She majored in Russian and public policy as an undergraduate at Duke University, studied in St. Petersburg, and considered a career working abroad. But it was an internship closer to home, at her alma mater’s undergraduate admissions office, where Sharon Bakewell found her calling.
“I just found the process fascinating—this idea of crafting a class,” Bakewell says. “You have a lot of applicants that are really qualified, but you also have all of these institutional needs that are driving decisions. I also loved interacting with students and their families; I loved helping them decode that process and make it more transparent.”
Bakewell served as an admissions counselor at Duke for two years. She later spent four years at Georgetown, first as Assistant Director for Undergraduate Admissions and then as Associate Director of Admissions and Marketing for the online nursing program.
At Georgetown, Bakewell became a strong advocate for low-income and first-generation college students. As part of her role in undergraduate admissions, she led the admissions committee for the Georgetown Scholarship Program, Community Scholars Program, Knowledge Is Power Program (KIPP), and Cristo Rey Network.
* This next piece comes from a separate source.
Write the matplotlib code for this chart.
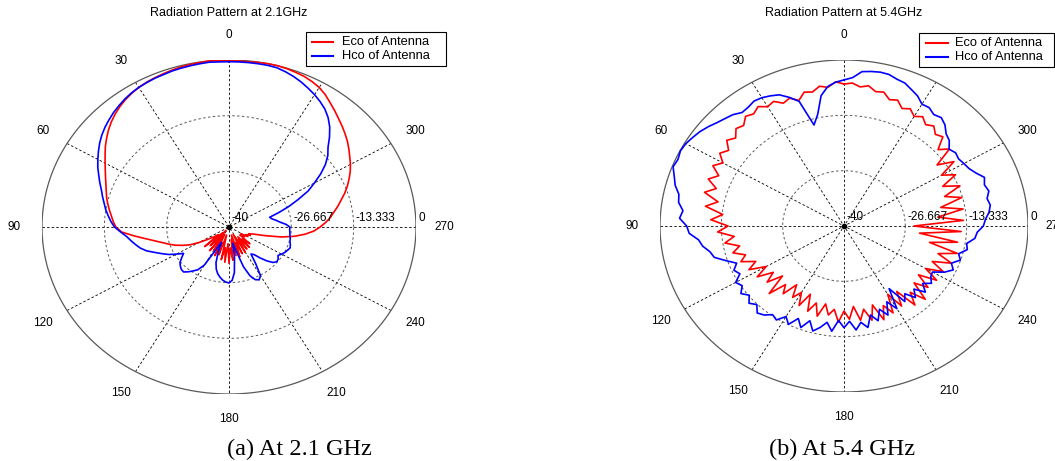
import numpy as np
import matplotlib
matplotlib.use('Agg')
from matplotlib import pyplot as plt
from matplotlib.patches import Rectangle
from matplotlib.lines import Line2D

plt.rcParams['font.family'] = ['Liberation Sans', 'DejaVu Sans']

# angle in degrees, 0 at top, counter-clockwise (MATLAB polar view)
theta = np.arange(0, 360, 3)

# gain in dB, 2.1 GHz
eco_21 = [-0.2, -0.1, 0.0, -0.1, -0.2, -0.3, -0.5, -0.7, -0.9, -1.1,
          -1.4, -1.8, -2.3, -2.9, -3.6, -4.4, -5.3, -6.3, -7.3, -8.4,
          -9.4, -10.3, -11.1, -11.8, -12.4, -12.9, -13.5, -14.1, -14.7, -15.2,
          -15.8, -17.0, -19.6, -22.0, -23.9, -25.4, -26.6, -27.8, -29.2, -30.6,
          -32.5, -34.5, -36.0, -37, -33, -38, -34, -39, -33, -37,
          -33.5, -38, -32.5, -36, -33, -38, -32, -35, -31.5, -36,
          -31.3, -35, -32, -37, -33, -38, -32.5, -36, -33, -38,
          -33, -36.5, -33.5, -37, -33.5, -36, -34, -37, -36, -37,
          -35.5, -36, -35, -35.5, -34.5, -32.0, -28.5, -25.8, -23.6, -21.8,
          -20.5, -19.3, -18.2, -17.3, -16.2, -15.2, -14.0, -12.9, -11.9, -10.9,
          -10.0, -9.2, -8.3, -7.4, -6.6, -5.8, -5.0, -4.1, -3.2, -2.2,
          -1.4, -0.9, -0.5, -0.3, -0.1, 0.0, 0.0, -0.1, -0.2, -0.2]
hco_21 = [-0.4, -0.4, -0.3, -0.4, -0.5, -0.6, -0.7, -0.9, -1.0, -1.2,
          -1.4, -1.7, -2.1, -2.6, -3.1, -3.7, -4.3, -5.0, -5.8, -6.7,
          -7.6, -8.5, -9.5, -10.4, -11.3, -12.0, -12.7, -13.3, -14.0, -14.7,
          -15.5, -16.8, -18.0, -18.8, -19.6, -20.4, -21.5, -23.0, -24.3, -25.5,
          -27.0, -28.4, -27.5, -26.5, -26.0, -25.6, -25.5, -26.2, -27.0, -27.8,
          -29.5, -34.0, -36.0, -33.5, -31.0, -29.5, -28.5, -27.8, -27.2, -26.8,
          -26.6, -27.2, -29.0, -32.5, -36.0, -34.0, -30.0, -27.5, -26.2, -25.8,
          -26.5, -29.5, -32.0, -31.5, -30.0, -28.5, -27.3, -26.8, -27.0, -27.5,
          -27.0, -26.6, -26.3, -26.0, -26.2, -26.5, -26.6, -26.8, -26.9, -27.0,
          -27.0, -27.8, -29.0, -29.8, -30.6, -31.0, -28.8, -26.3, -23.8, -21.0,
          -18.9, -16.6, -14.5, -12.8, -11.5, -9.6, -7.8, -6.3, -5.1, -4.2,
          -3.4, -2.7, -2.0, -1.4, -0.9, -0.5, -0.4, -0.4, -0.4, -0.4]

# gain in dB, 5.4 GHz
eco_54 = [-5.8, -5.2, -6.4, -5.9, -7.0, -6.6, -8.2, -7.0, -7.6, -6.3,
          -6.8, -5.7, -6.6, -6.0, -7.4, -6.8, -8.3, -7.2, -9.0, -7.8,
          -9.6, -8.0, -10.2, -8.4, -10.8, -8.6, -12.0, -9.5, -13.5, -11.0,
          -14.8, -12.5, -16.0, -13.8, -16.8, -15.0, -17.5, -16.0, -19.0, -16.8,
          -20.5, -17.5, -21.0, -18.5, -22.0, -17.0, -21.0, -19.0, -22.5, -19.5,
          -21.5, -18.5, -22.0, -18.0, -20.5, -17.5, -20.8, -18.3, -19.8, -16.8,
          -19.5, -17.5, -20.5, -17.0, -19.5, -16.5, -20.0, -15.8, -19.0, -16.5,
          -21.0, -17.0, -20.5, -15.5, -18.5, -15.0, -19.5, -16.5, -20.0, -16.0,
          -19.5, -15.8, -19.0, -15.0, -18.5, -14.5, -21.0, -15.0, -23.5, -14.5,
          -24.8, -14.0, -19.5, -13.8, -18.5, -13.5, -17.0, -13.0, -16.5, -12.8,
          -15.5, -11.5, -15.0, -10.5, -12.5, -9.6, -10.3, -9.0, -9.8, -8.6,
          -9.5, -8.3, -9.0, -7.5, -8.0, -6.6, -6.9, -5.8, -6.3, -5.5]
hco_54 = [-4.8, -5.3, -6.2, -8.2, -12.5, -14.8, -8.4, -6.8, -5.4, -4.8,
          -4.3, -4.1, -4.6, -4.8, -3.9, -3.4, -2.8, -2.0, -1.3, -0.8,
          -0.3, -0.1, -0.5, -0.2, -1.2, -2.0, -3.3, -3.6, -4.8, -4.2,
          -5.8, -6.3, -8.2, -8.9, -10.2, -10.8, -13.0, -15.0, -13.8, -14.6,
          -12.8, -13.6, -12.3, -13.5, -12.2, -13.2, -11.8, -12.4, -13.6, -13.0,
          -14.8, -13.4, -15.6, -13.8, -16.0, -13.8, -15.0, -16.5, -14.5, -17.2,
          -15.5, -17.0, -14.8, -16.5, -15.0, -17.8, -16.0, -18.5, -16.5, -19.5,
          -17.0, -22.0, -17.5, -19.0, -16.8, -18.5, -16.2, -18.0, -16.5, -17.5,
          -17.8, -15.5, -14.0, -15.0, -13.4, -14.2, -12.6, -13.0, -11.4, -11.0,
          -9.7, -9.2, -8.3, -7.8, -8.2, -7.4, -7.9, -7.3, -8.6, -9.5,
          -9.9, -10.3, -10.0, -10.6, -9.2, -8.6, -7.2, -6.4, -6.8, -6.0,
          -6.1, -4.8, -4.0, -3.1, -2.8, -2.2, -2.1, -2.3, -2.6, -4.2]

r_ticks = [-40, -26.667, -13.333, 0]
r_labels = ['-40', '-26.667', '-13.333', '0']
ang_ticks = list(range(0, 330, 30))  # 330 sits under the legend box
titles = ['Radiation Pattern at 2.1GHz', 'Radiation Pattern at 5.4GHz']
captions = ['(a) At 2.1 GHz', '(b) At 5.4 GHz']
series_names = ['Eco of Antenna', 'Hco of Antenna']
series_colors = ['#ff0000', '#0000ff']

RMIN, RMAX = -40.0, 0.0


def to_xy(ang, db):
    ang = np.radians(np.asarray(ang, dtype=float))
    rho = (np.clip(np.asarray(db, dtype=float), RMIN, RMAX) - RMIN) / (RMAX - RMIN)
    return -rho * np.sin(ang), rho * np.cos(ang)


def polar_frame(ax):
    t = np.linspace(0, 2 * np.pi, 400)
    # spokes
    for a in range(0, 180, 30):
        x, y = to_xy([a, a + 180], [RMAX, RMAX])
        ax.plot(x, y, color='black', lw=0.6, ls=(0, (3, 2.5)), zorder=1)
    # rings
    for r in r_ticks[1:-1]:
        f = (r - RMIN) / (RMAX - RMIN)
        ax.plot(f * np.cos(t), f * np.sin(t), color='0.35', lw=0.7,
                ls=(0, (2.5, 2.5)), zorder=1)
    ax.plot(np.cos(t), np.sin(t), color='0.35', lw=0.9, zorder=1)
    for r, lab in zip(r_ticks, r_labels):
        f = (r - RMIN) / (RMAX - RMIN)
        ax.text(f + 0.012, 0.018, lab, fontsize=8.5, ha='left', va='bottom', zorder=4)
    for a in ang_ticks:
        x, y = to_xy(a, RMAX)
        ax.text(1.15 * x, 1.15 * y, str(a), fontsize=8.5, ha='center',
                va='center', clip_on=False)
    ax.plot([0], [0], 'o', color='black', ms=3, zorder=5)


def legend_box(fig, left, top, right, bottom, line_x, text_x, rows_y):
    # MATLAB-like legend, positions in pixels from top-left
    fig.add_artist(Rectangle((left / W, 1 - bottom / H), (right - left) / W,
                             (bottom - top) / H, transform=fig.transFigure,
                             facecolor='white', edgecolor='black', lw=0.8, zorder=20))
    for name, col, ry in zip(series_names, series_colors, rows_y):
        fig.add_artist(Line2D([line_x[0] / W, line_x[1] / W], [1 - ry / H, 1 - ry / H],
                              transform=fig.transFigure, color=col, lw=1.5, zorder=21))
        fig.text(text_x / W, 1 - ry / H, name, fontsize=9.3, ha='left',
                 va='center', zorder=21)


fig = plt.figure(figsize=(10.55, 4.61), dpi=100)
W, H = 1055.0, 461.0
# (left px, right px, top px, bottom px) of the outer ring
boxes = [(42, 416, 60, 394), (660, 1028, 60, 392)]
data = [(eco_21, hco_21), (eco_54, hco_54)]

for k in range(2):
    x0, x1, y0, y1 = boxes[k]
    ax = fig.add_axes([x0 / W, 1 - y1 / H, (x1 - x0) / W, (y1 - y0) / H])
    ax.set_xlim(-1, 1)
    ax.set_ylim(-1, 1)
    ax.axis('off')
    polar_frame(ax)
    ang = theta.tolist() + [360]
    for vals, col, name in zip(data[k], series_colors, series_names):
        x, y = to_xy(ang, list(vals) + [vals[0]])
        ax.plot(x, y, color=col, lw=1.2, zorder=3, label=name)
    cx = (x0 + x1) / 2.0 / W
    fig.text(cx, 1 - 13 / H, titles[k], fontsize=9, ha='center', va='center')
    fig.text(cx + (70 if k == 0 else -2) / W, 1 - 449 / H, captions[k],
             fontsize=17.5, family='Liberation Serif', ha='center', va='center')

legend_box(fig, 306, 32, 446, 66, (312, 333), 342, (41.7, 55.7))
legend_box(fig, 919, 33, 1054, 67, (926, 948), 955, (42.7, 57.3))

fig.savefig('out.png', dpi=100)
Bakewell began the Master’s in Higher Education Administration program in 2019 and graduated in 2021. She wrote her Capstone on how college advisors can address the barriers to success that nursing students from underrepresented groups may face.
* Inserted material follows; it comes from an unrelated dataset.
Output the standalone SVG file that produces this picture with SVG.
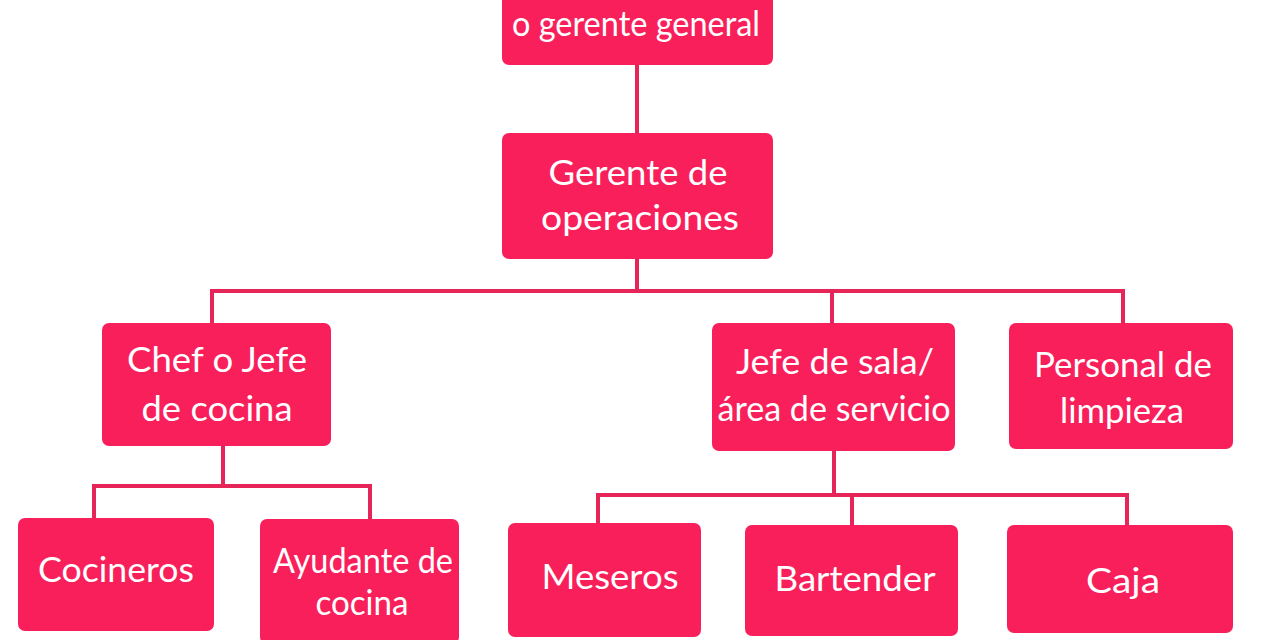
<svg xmlns="http://www.w3.org/2000/svg" width="1280" height="640" viewBox="0 0 1280 640">
<style>
.box{fill:#F91F5B}
.lbl{font-family:Lato,"Open Sans","Liberation Sans",sans-serif;fill:#fff;text-anchor:middle;font-size:35px}
.con{stroke:#E62658;stroke-width:4;fill:none}
</style>
<rect width="1280" height="640" fill="#fff"/>
<g id="connectors">
<path class="con" d="M637 65V133"/>
<path class="con" d="M637 259V291M212 323V291H1123V323M832 291V323"/>
<path class="con" d="M223 446V486M94 518V486H370V519"/>
<path class="con" d="M834 451V495M598 523V495H1127V525M852 495V525"/>
</g>
<g id="n-general"><rect class="box" x="502" y="-10" width="271" height="75" rx="7"/><text class="lbl" x="636" y="36" font-size="29" textLength="248" lengthAdjust="spacingAndGlyphs">o gerente general</text></g>
<g id="n-operaciones"><rect class="box" x="502" y="133" width="271" height="126" rx="7"/><text class="lbl" x="638" y="185" textLength="179" lengthAdjust="spacingAndGlyphs">Gerente de</text><text class="lbl" x="640" y="230" textLength="198" lengthAdjust="spacingAndGlyphs">operaciones</text></g>
<g id="n-chef"><rect class="box" x="102" y="323" width="229" height="123" rx="7"/><text class="lbl" x="217" y="372" textLength="180" lengthAdjust="spacingAndGlyphs">Chef o Jefe</text><text class="lbl" x="217" y="421" textLength="151" lengthAdjust="spacingAndGlyphs">de cocina</text></g>
<g id="n-sala"><rect class="box" x="712" y="323" width="243" height="128" rx="7"/><text class="lbl" x="835" y="374" textLength="198" lengthAdjust="spacingAndGlyphs">Jefe de sala/</text><text class="lbl" x="834" y="421" textLength="233" lengthAdjust="spacingAndGlyphs">área de servicio</text></g>
<g id="n-limpieza"><rect class="box" x="1009" y="323" width="224" height="126" rx="7"/><text class="lbl" x="1123" y="377" textLength="178" lengthAdjust="spacingAndGlyphs">Personal de</text><text class="lbl" x="1122" y="423" textLength="124" lengthAdjust="spacingAndGlyphs">limpieza</text></g>
<g id="n-cocineros"><rect class="box" x="18" y="518" width="196" height="113" rx="7"/><text class="lbl" x="116" y="582" textLength="156" lengthAdjust="spacingAndGlyphs">Cocineros</text></g>
<g id="n-ayudante"><rect class="box" x="260" y="519" width="199" height="125" rx="7"/><text class="lbl" x="363" y="573" textLength="180" lengthAdjust="spacingAndGlyphs">Ayudante de</text><text class="lbl" x="362" y="615" textLength="93" lengthAdjust="spacingAndGlyphs">cocina</text></g>
<g id="n-meseros"><rect class="box" x="508" y="523" width="193" height="114" rx="7"/><text class="lbl" x="610" y="589" textLength="137" lengthAdjust="spacingAndGlyphs">Meseros</text></g>
<g id="n-bartender"><rect class="box" x="745" y="525" width="213" height="111" rx="7"/><text class="lbl" x="855" y="591" textLength="161" lengthAdjust="spacingAndGlyphs">Bartender</text></g>
<g id="n-caja"><rect class="box" x="1007" y="525" width="226" height="108" rx="7"/><text class="lbl" x="1123" y="593" textLength="74" lengthAdjust="spacingAndGlyphs">Caja</text></g>
</svg>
It was a big topic, and it took a while to narrow it to something she could complete in a semester.
“My Capstone advisor was so helpful on this,” says Bakewell, who now, as an admissions manager for the educational technology company 2U, works with the University of North Carolina’s graduate business school. “Having a dedicated advisor whom you met with regularly, getting to know them on a deeper level, and receiving their feedback—that was invaluable.”